I just want to make sure there is an understanding on where I'm coming from as a GM, so there are no incorrect assumptions due to my lack of clarity.

When I play, I consider the game to be one about taking actions, and you can't assume an action that has in game consequences is taken unless declared. If there are rules for it, then it should be accounted for. If it is assumed you ate, then you should mark off a ration.

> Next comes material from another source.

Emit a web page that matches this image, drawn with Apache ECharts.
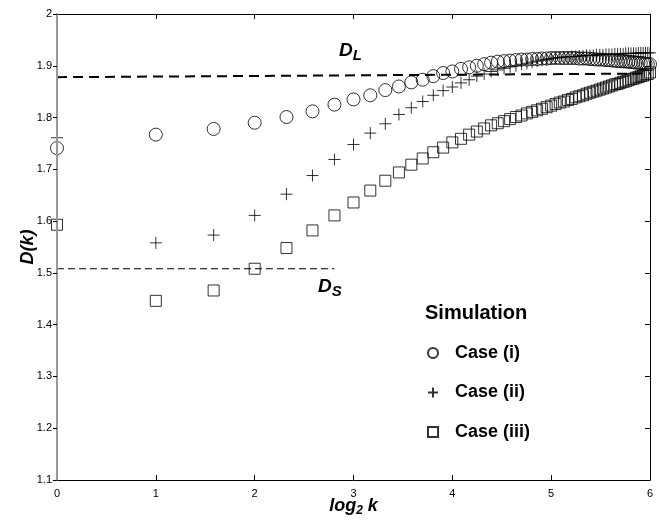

If you didn't say you used Survival to find food, then you didn't do so.
If you didn't say you were moving stealthily, you didn't do so.
If you didn't say you prepared different spells than the ones the day before, you must have kept the same ones.
If you didn't say you slept, you are fatigued or exhausted (these I'm not certain of, I can't seem to find sleep rules for anyone other than prepared casters).
If you didn't set up a watch rotation while you slept, then you all get the -10 to your perception checks for being asleep.
If you didn't say you when and where you mapped, you don't have a map.
If you didn't search for something hidden, you won't find it.*
And if you didn't say you told the party what you saw/learned/know, they don't know.

*:
I see Perception as two facets, Searching and Noticing. Noticing is to catch something happening (birds stop singing, wind got suddenly colder, a shout down the hall, though I include those using Stealth because sneaking is an action). Searching is an action that needs to be taken, as the environment stays the same, but now you are using patterns of finding things that cause it to require a move action to perform. Again, Stealth is the exception, as you can always choose to actively try and spot something using stealth if you think it is there.

From the other perspective, there are no rules for bathroom functions, so no declared action required. No rules for breathing, unless there ISN'T air to breathe, no declared action required. No rules for sharpening your weapon (There are whetstones in the CRB, but they do nothing, and there are no rules for a blade dulling), so no declared action required.